The article “Why IT Fumbles Analytics” by Donald A. Marchand and Joe Peppard from 2013, still rings true today. As with the article cited above by Wilder-James, the emphasis here is with the work necessary to ensure that new data and analytical capabilities succeed, but the emphasis shifts to “figuring out how to use the information (the new system) generates to make better decisions or gain deeper…insights into key aspects of the business.” The heart of managing the effort in providing this capability is to put into place a project organization, as well as systems and procedures, that will support the organizational transformation that will occur as a result of the explosion of new analytical capability.

The days of simply buying an off-the-shelf silo-ed “tool” and automating a specific manual function are over, especially for organizations that wish to be effective and competitive–and more profitable–in today’s data and analytical environment. A more comprehensive and collaborative approach is necessary. As with the DalleMule and Davenport article, there is a very useful graphic that contrasts traditional IT project approaches against Analytics and Big Data (or perhaps “Bigger” Data) Projects. Though the prescriptions in the article assume an earlier concept of Big Data optimization focused on non-structured data, thereby making some of these overkill, an implementation plan is essential in supporting the kind of transformation that will occur, and managers act at their own risk if they fail to take this effect into account.

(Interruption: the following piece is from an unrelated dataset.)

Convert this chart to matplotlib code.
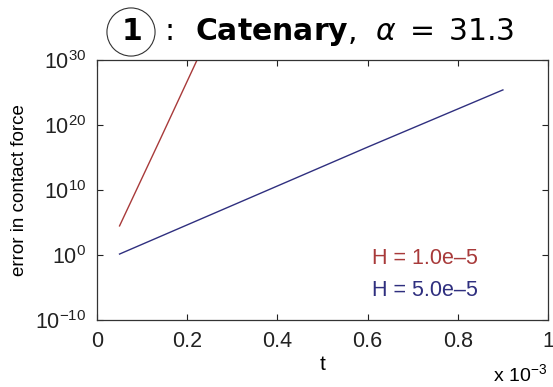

All of the other articles in this OnPoint issue are of value. The bottom line, as I have written in the past, is to keep a focus on solving business challenges, rather than buying the new bright shiny object. Alternatively, in today’s business environment the day that business decision-makers can afford to stay within their silo-ed comfort zone are phasing out very quickly, so they need to shift their attention to those solutions that address these new realities.

So why do this apart from the fancy term “data optimization”? Well, because there is a direct return-on-investment in transforming organizations and systems to data-driven ones. At the end of the day the economics win out. Thus, our organizations must be prepared to support and have a plan in place to address the core effects of new data-analytics and Big Data technology:

a. The management and organizational transformation that takes place when deploying the new technology, requiring proactive socialization of the changing environment, the teaching of new skill sets, new ways of working, and of doing business.

b. Supporting transformation from a sub-optimized silo-ed “tell me what I need to know” work environment to a learning environment, driven by what the data indicates, supporting the skills cited above that include intellectual curiosity, engaging domain expertise, and building cross-domain competencies.

c. A practical plan that teaches the organization how best to use the new capability through a practical, hands-on approach that focuses on addressing specific business challenges.